Frequently Asked Questions About Therapist Sexual Misconduct

These are some of the most common questions clinicians, students, and clients ask about sexual misconduct in the therapeutic relationship. Each answer draws on the ethical standards, legal frameworks, and disciplinary processes discussed throughout this article.

Yes. Sexual relationships with clients represent one of the most serious violations a mental health professional can commit, and licensing boards treat them accordingly. In the Michigan case discussed in this article, the therapist's counseling license was permanently suspended. Across virtually every U.S. jurisdiction, a substantiated finding of sexual contact with a client can result in permanent license revocation, ending a clinician's career.

The state licensing board opens a formal investigation, which typically includes gathering evidence, interviewing the complainant and the therapist, and reviewing clinical records. If the board finds sufficient evidence, it can issue disciplinary actions ranging from reprimand to permanent revocation. Separately, law enforcement may pursue criminal charges. As the Franciscotty case illustrates, a therapist can face both a licensing action and criminal prosecution simultaneously.

In many states, yes. Michigan law, for example, specifically criminalizes sexual contact between a mental health professional and a client. Franciscotty was charged with two counts of fourth-degree criminal sexual conduct, ultimately pleading no contest to one count and receiving jail time, probation, and mandatory sex offender registration. Even in states without a specific criminal statute, therapists may face charges under broader sexual assault or exploitation laws.

Clients or colleagues can file a complaint directly with the therapist's state licensing board, which is usually accessible through the state's department of health or professional regulation website. Reports can also be made to local law enforcement if the conduct may constitute a crime. Most boards accept complaints in writing, and many now offer online submission forms. Complaints can typically be filed anonymously, though providing contact information helps investigators.

Suspension temporarily removes a therapist's right to practice, often for a set period and sometimes with conditions for reinstatement such as additional training or supervised practice.

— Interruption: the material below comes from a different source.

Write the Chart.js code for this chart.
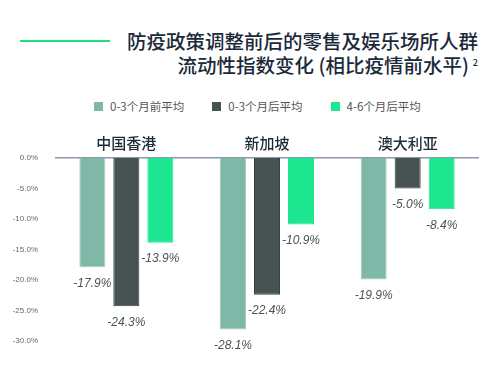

Revocation is a permanent cancellation of the license, meaning the therapist can no longer practice in that state. In cases involving sexual misconduct, boards frequently impose revocation or permanent suspension rather than a temporary measure, reflecting the severity of the violation.

In most jurisdictions, revocation for sexual misconduct is effectively permanent. Some states do allow a revoked therapist to petition for reinstatement after a lengthy waiting period, but approval is rare and requires the therapist to demonstrate rehabilitation, complete additional education, and satisfy other stringent conditions. Many states have closed this door entirely for sexual misconduct cases, making revocation a career-ending consequence.

The Franciscotty case leaves no room for ambiguity. A licensed marriage counselor now sits in jail, carries a permanent sex offender registration, and will never practice again. His 20-year-old client, who initially believed the relationship was consensual, was left to reckon with a violation she did not fully understand until after the fact. No context, no perceived consent, and no professional reputation shields a clinician from these consequences.

The profession's highest duty is protecting the people who trust us with their most vulnerable moments. Invest in regular clinical supervision. Consult your ethics code before gray areas become violations. Report misconduct when you see it. A career change to mental health counseling begins with understanding that the line between professional and personal exists for a reason, and crossing it costs everyone.